The fate of black holes has been explored for the first time thanks to complex numerical simulations, which shed some light on one of the greatest unsolved mysteries of physics: what happens to these objects when they evaporate, a phenomenon predicted by the famous physicist Stephen Hawking but still never observed.
The simulation, published in the journal Physical Review Letters, was developed by the Sapienza University of Rome and the National Institute of Nuclear Physics (Infn), in collaboration with the Danish Niels Bohr Institute.
The results suggest that the evaporation of black holes born in the early universe could also explain the elusive nature of dark matter.
Among the results obtained by the researchers, led by Fabrizio Corelli of Sapienza and Infn, there is the possibility that the black hole, by shrinking, reveals the so-called '
gravitational singularity
' hidden inside.
Indeed, every black hole contains a singularity: that is, a point, foreseen by Albert Einstein's general relativity, in which the density of matter reaches such high values in such a small volume as to cause a gravitational collapse of space-time.
The Big Bang is also thought to have originated from one of these singularities.
This first scenario, however, would violate another theory, which states that the singularity can never go outside a black hole.
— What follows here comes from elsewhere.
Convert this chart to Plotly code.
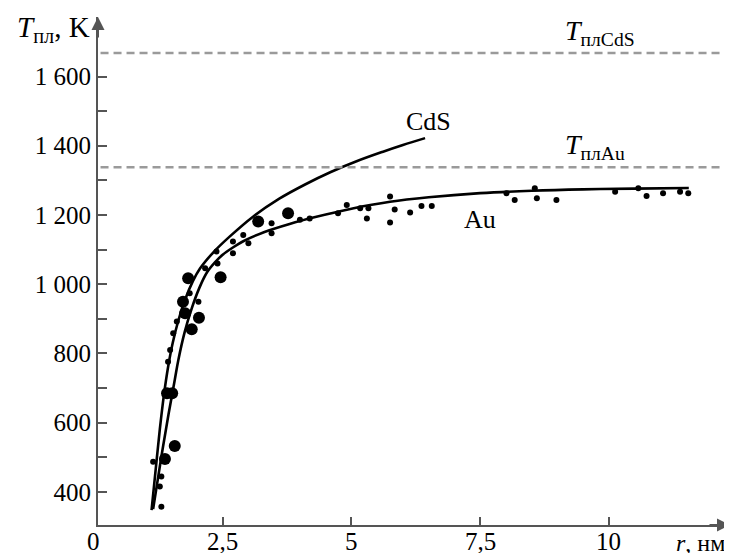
import plotly.graph_objects as go

# ---- data ----
cds_r = [1.12, 1.2, 1.28, 1.36, 1.44, 1.53, 1.64, 1.77, 1.92, 2.06, 2.32, 2.64, 3.09, 3.6, 4.1, 4.6, 5.1, 5.6, 6.0, 6.43]
cds_T = [347, 465, 580, 680, 760, 830, 895, 955, 1008, 1045, 1092, 1138, 1195, 1247, 1288, 1324, 1355, 1382, 1402, 1422]

au_r = [1.15, 1.3, 1.45, 1.57, 1.64, 1.76, 1.9, 2.05, 2.2, 2.35, 2.5, 2.7, 2.9, 3.3, 3.8, 4.3, 5.0, 5.75, 6.5, 7.5, 8.5, 9.5, 10.5, 11.55]
au_T = [350, 492, 625, 723, 781, 860, 930, 990, 1035, 1063, 1085, 1106, 1124, 1150, 1174, 1194, 1218, 1238, 1251, 1263, 1270, 1274, 1276, 1278]

big_r = [3.19, 3.77, 1.83, 2.46, 1.73, 1.77, 2.04, 1.90, 1.42, 1.52, 1.57, 1.38]
big_T = [1181, 1205, 1017, 1020, 949, 916, 903, 870, 685, 685, 532, 495]

small_r = [3.45, 3.45, 2.90, 3.00, 2.70, 2.70, 2.38, 2.40, 2.16, 1.86, 2.03, 1.61, 1.54, 1.48, 1.44,
           1.15, 1.31, 1.28, 1.31, 4.0, 4.19, 4.74, 4.91, 5.17, 5.33, 5.30, 5.75, 5.84, 5.75, 6.14,
           6.36, 6.56, 8.01, 8.17, 8.56, 8.60, 8.98, 10.12, 10.57, 10.73, 11.05, 11.38, 11.54]
small_T = [1176, 1147, 1142, 1118, 1123, 1089, 1094, 1060, 1046, 974, 949, 892, 858, 810, 776,
           487, 444, 415, 357, 1186, 1190, 1205, 1229, 1219, 1219, 1190, 1253, 1216, 1178, 1207,
           1226, 1226, 1263, 1243, 1277, 1248, 1243, 1267, 1277, 1255, 1263, 1267, 1263]

T_melt_CdS = 1668
T_melt_Au = 1338

y_ticks = [400, 600, 800, 1000, 1200, 1400, 1600]
y_tick_text = ["400", "600", "800", "1 000", "1 200", "1 400", "1 600"]
y_minor = [500, 700, 900, 1100, 1300, 1500]
x_ticks = [0, 2.5, 5, 7.5, 10]
x_tick_text = ["0", "2,5", "5", "7,5", "10"]

X_RANGE = [0.08, 12.35]
FONT = "Liberation Serif"
AX = "#555555"

fig = go.Figure()
fig.add_trace(go.Scatter(x=cds_r, y=cds_T, mode="lines", line=dict(color="black", width=2.6, shape="spline"),
                         showlegend=False, hoverinfo="skip"))
fig.add_trace(go.Scatter(x=au_r, y=au_T, mode="lines", line=dict(color="black", width=2.6, shape="spline"),
                         showlegend=False, hoverinfo="skip"))
fig.add_trace(go.Scatter(x=big_r, y=big_T, mode="markers", marker=dict(color="black", size=12),
                         showlegend=False))
fig.add_trace(go.Scatter(x=small_r, y=small_T, mode="markers", marker=dict(color="black", size=6),
                         showlegend=False))

for yv in (T_melt_CdS, T_melt_Au):
    fig.add_shape(type="line", xref="paper", yref="y", x0=0.004, x1=1.005, y0=yv, y1=yv,
                  line=dict(color="#9a9a9a", width=2.5, dash="8px,5px"))

ann = [
    dict(x=9.1, y=T_melt_CdS, xref="x", yref="y", xanchor="left", yanchor="bottom", yshift=1,
         text="<i>T</i><sub>плCdS</sub>", showarrow=False, font=dict(family=FONT, size=28, color="black")),
    dict(x=9.1, y=T_melt_Au, xref="x", yref="y", xanchor="left", yanchor="bottom", yshift=1,
         text="<i>T</i><sub>плAu</sub>", showarrow=False, font=dict(family=FONT, size=28, color="black")),
    dict(x=6.5, y=1469, xref="x", yref="y", text="CdS", showarrow=False,
         font=dict(family=FONT, size=26, color="black")),
    dict(x=7.5, y=1188, xref="x", yref="y", text="Au", showarrow=False,
         font=dict(family=FONT, size=26, color="black")),
    dict(x=0, y=0.976, xref="paper", yref="paper", xanchor="right", yanchor="middle", xshift=-6,
         text="<i>T</i><sub>пл</sub>, K", showarrow=False, font=dict(family=FONT, size=29, color="black")),
    dict(x=0.953, y=-0.005, xref="paper", yref="paper", xanchor="center", yanchor="top",
         text="<i>r</i>, нм", showarrow=False, font=dict(family=FONT, size=24, color="black")),
    # axis arrows
    dict(x=0, y=1, xref="paper", yref="paper", ax=0, ay=22, text="", showarrow=True,
         arrowhead=2, arrowsize=1.3, arrowwidth=2, arrowcolor=AX),
    dict(x=1, y=0, xref="paper", yref="paper", ax=-22, ay=0, text="", showarrow=True,
         arrowhead=2, arrowsize=1.3, arrowwidth=2, arrowcolor=AX),
]
span = X_RANGE[1] - X_RANGE[0]
for xv, tt in zip(x_ticks, x_tick_text):
    ann.append(dict(x=(xv - X_RANGE[0]) / span, y=0, xref="paper", yref="paper", xanchor="center",
                    yanchor="top", yshift=-1, text=tt, showarrow=False,
                    font=dict(family=FONT, size=25, color="black")))

fig.update_layout(
    width=724, height=545,
    margin=dict(l=90, r=2, t=9, b=28),
    paper_bgcolor="white", plot_bgcolor="white",
    annotations=ann,
    font=dict(family=FONT, size=25, color="black"),
    xaxis=dict(range=X_RANGE, showgrid=False, zeroline=False, showline=True, linecolor=AX, linewidth=2,
               tickvals=x_ticks[1:], ticks="inside", ticklen=8, tickwidth=1.5, tickcolor=AX,
               showticklabels=False, automargin=False),
    yaxis=dict(range=[304, 1772], showgrid=False, zeroline=False, showline=True, linecolor=AX, linewidth=2,
               tickvals=y_ticks, ticktext=y_tick_text, ticks="inside", ticklen=9, tickwidth=1.5, tickcolor=AX,
               minor=dict(tickvals=y_minor, ticks="inside", ticklen=9, tickwidth=1.5, tickcolor=AX),
               tickfont=dict(family=FONT, size=25, color="black"), automargin=False),
)

fig.write_html("out.html")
A second, equally fascinating alternative says that black holes could turn into the famous and suggestive wormholes, also predicted by Einstein's general relativity.
A wormhole is a tunnel that connects different points in space-time, and would be a perfect candidate to explain dark matter.
"It is inevitable that, during evaporation, the gravitational effects become more and more important, to the point of modifying the final result", observes Corelli.
"It is for this reason - he concludes - that it is particularly interesting to study these phenomena".